## WRITTEN INSTRUCTION
Return each line of the listing below, unchanged, and omit the images.

####

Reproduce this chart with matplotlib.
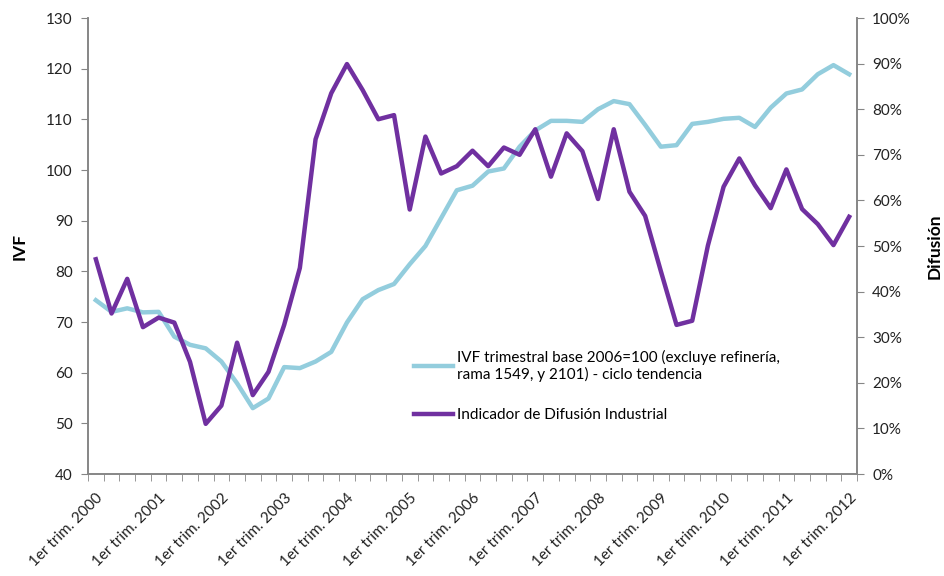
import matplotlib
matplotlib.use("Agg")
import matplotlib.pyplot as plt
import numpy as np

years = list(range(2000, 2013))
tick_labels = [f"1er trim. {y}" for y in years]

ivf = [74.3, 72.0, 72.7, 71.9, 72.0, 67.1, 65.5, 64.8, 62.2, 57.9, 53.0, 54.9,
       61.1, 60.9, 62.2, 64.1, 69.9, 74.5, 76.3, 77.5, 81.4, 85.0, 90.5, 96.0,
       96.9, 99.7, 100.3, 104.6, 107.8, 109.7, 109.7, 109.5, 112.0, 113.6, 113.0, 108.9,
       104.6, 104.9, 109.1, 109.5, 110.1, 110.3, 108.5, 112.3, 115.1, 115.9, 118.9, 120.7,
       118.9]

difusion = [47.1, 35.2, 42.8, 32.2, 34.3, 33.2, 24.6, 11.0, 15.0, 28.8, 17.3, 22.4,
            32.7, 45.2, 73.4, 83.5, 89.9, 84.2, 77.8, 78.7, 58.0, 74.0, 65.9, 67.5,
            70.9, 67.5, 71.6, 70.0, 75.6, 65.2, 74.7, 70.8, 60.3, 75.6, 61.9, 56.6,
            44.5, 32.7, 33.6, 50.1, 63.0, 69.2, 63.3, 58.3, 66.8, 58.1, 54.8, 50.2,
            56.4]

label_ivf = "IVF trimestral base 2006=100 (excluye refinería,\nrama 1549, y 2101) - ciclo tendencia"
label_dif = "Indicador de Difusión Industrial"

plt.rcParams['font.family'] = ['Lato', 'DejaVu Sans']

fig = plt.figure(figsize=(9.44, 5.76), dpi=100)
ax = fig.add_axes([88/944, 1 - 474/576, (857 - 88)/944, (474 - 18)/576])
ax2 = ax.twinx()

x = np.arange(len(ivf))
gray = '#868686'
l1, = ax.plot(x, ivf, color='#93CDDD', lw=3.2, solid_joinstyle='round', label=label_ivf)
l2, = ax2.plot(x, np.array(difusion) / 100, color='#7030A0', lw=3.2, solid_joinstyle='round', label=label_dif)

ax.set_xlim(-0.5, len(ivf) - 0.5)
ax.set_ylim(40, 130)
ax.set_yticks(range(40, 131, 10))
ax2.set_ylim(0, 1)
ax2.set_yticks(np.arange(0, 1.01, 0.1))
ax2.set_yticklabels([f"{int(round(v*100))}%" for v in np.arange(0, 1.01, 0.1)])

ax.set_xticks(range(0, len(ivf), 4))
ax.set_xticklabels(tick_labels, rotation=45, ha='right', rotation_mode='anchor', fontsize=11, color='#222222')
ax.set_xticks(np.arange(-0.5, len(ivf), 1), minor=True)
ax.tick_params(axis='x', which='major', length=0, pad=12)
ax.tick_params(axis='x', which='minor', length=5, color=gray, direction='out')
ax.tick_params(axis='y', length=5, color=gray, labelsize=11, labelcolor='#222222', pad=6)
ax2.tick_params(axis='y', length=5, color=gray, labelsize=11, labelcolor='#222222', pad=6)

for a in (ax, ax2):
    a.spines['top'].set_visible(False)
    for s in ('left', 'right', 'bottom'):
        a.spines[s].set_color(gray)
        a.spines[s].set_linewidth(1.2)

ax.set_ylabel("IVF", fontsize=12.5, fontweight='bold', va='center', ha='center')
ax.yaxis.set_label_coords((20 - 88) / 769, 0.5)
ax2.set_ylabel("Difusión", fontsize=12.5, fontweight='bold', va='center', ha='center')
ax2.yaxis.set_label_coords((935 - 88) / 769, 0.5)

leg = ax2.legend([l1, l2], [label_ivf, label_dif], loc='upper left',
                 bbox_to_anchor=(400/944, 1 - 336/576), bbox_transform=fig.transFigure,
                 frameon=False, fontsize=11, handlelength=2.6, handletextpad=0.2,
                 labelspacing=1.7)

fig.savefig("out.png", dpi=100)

####

## OUTPUT OF THE EXERCISE
Reproduce this chart with matplotlib.
import matplotlib
matplotlib.use("Agg")
import matplotlib.pyplot as plt
import numpy as np

years = list(range(2000, 2013))
tick_labels = [f"1er trim. {y}" for y in years]

ivf = [74.3, 72.0, 72.7, 71.9, 72.0, 67.1, 65.5, 64.8, 62.2, 57.9, 53.0, 54.9,
       61.1, 60.9, 62.2, 64.1, 69.9, 74.5, 76.3, 77.5, 81.4, 85.0, 90.5, 96.0,
       96.9, 99.7, 100.3, 104.6, 107.8, 109.7, 109.7, 109.5, 112.0, 113.6, 113.0, 108.9,
       104.6, 104.9, 109.1, 109.5, 110.1, 110.3, 108.5, 112.3, 115.1, 115.9, 118.9, 120.7,
       118.9]

difusion = [47.1, 35.2, 42.8, 32.2, 34.3, 33.2, 24.6, 11.0, 15.0, 28.8, 17.3, 22.4,
            32.7, 45.2, 73.4, 83.5, 89.9, 84.2, 77.8, 78.7, 58.0, 74.0, 65.9, 67.5,
            70.9, 67.5, 71.6, 70.0, 75.6, 65.2, 74.7, 70.8, 60.3, 75.6, 61.9, 56.6,
            44.5, 32.7, 33.6, 50.1, 63.0, 69.2, 63.3, 58.3, 66.8, 58.1, 54.8, 50.2,
            56.4]

label_ivf = "IVF trimestral base 2006=100 (excluye refinería,\nrama 1549, y 2101) - ciclo tendencia"
label_dif = "Indicador de Difusión Industrial"

plt.rcParams['font.family'] = ['Lato', 'DejaVu Sans']

fig = plt.figure(figsize=(9.44, 5.76), dpi=100)
ax = fig.add_axes([88/944, 1 - 474/576, (857 - 88)/944, (474 - 18)/576])
ax2 = ax.twinx()

x = np.arange(len(ivf))
gray = '#868686'
l1, = ax.plot(x, ivf, color='#93CDDD', lw=3.2, solid_joinstyle='round', label=label_ivf)
l2, = ax2.plot(x, np.array(difusion) / 100, color='#7030A0', lw=3.2, solid_joinstyle='round', label=label_dif)

ax.set_xlim(-0.5, len(ivf) - 0.5)
ax.set_ylim(40, 130)
ax.set_yticks(range(40, 131, 10))
ax2.set_ylim(0, 1)
ax2.set_yticks(np.arange(0, 1.01, 0.1))
ax2.set_yticklabels([f"{int(round(v*100))}%" for v in np.arange(0, 1.01, 0.1)])

ax.set_xticks(range(0, len(ivf), 4))
ax.set_xticklabels(tick_labels, rotation=45, ha='right', rotation_mode='anchor', fontsize=11, color='#222222')
ax.set_xticks(np.arange(-0.5, len(ivf), 1), minor=True)
ax.tick_params(axis='x', which='major', length=0, pad=12)
ax.tick_params(axis='x', which='minor', length=5, color=gray, direction='out')
ax.tick_params(axis='y', length=5, color=gray, labelsize=11, labelcolor='#222222', pad=6)
ax2.tick_params(axis='y', length=5, color=gray, labelsize=11, labelcolor='#222222', pad=6)

for a in (ax, ax2):
    a.spines['top'].set_visible(False)
    for s in ('left', 'right', 'bottom'):
        a.spines[s].set_color(gray)
        a.spines[s].set_linewidth(1.2)

ax.set_ylabel("IVF", fontsize=12.5, fontweight='bold', va='center', ha='center')
ax.yaxis.set_label_coords((20 - 88) / 769, 0.5)
ax2.set_ylabel("Difusión", fontsize=12.5, fontweight='bold', va='center', ha='center')
ax2.yaxis.set_label_coords((935 - 88) / 769, 0.5)

leg = ax2.legend([l1, l2], [label_ivf, label_dif], loc='upper left',
                 bbox_to_anchor=(400/944, 1 - 336/576), bbox_transform=fig.transFigure,
                 frameon=False, fontsize=11, handlelength=2.6, handletextpad=0.2,
                 labelspacing=1.7)

fig.savefig("out.png", dpi=100)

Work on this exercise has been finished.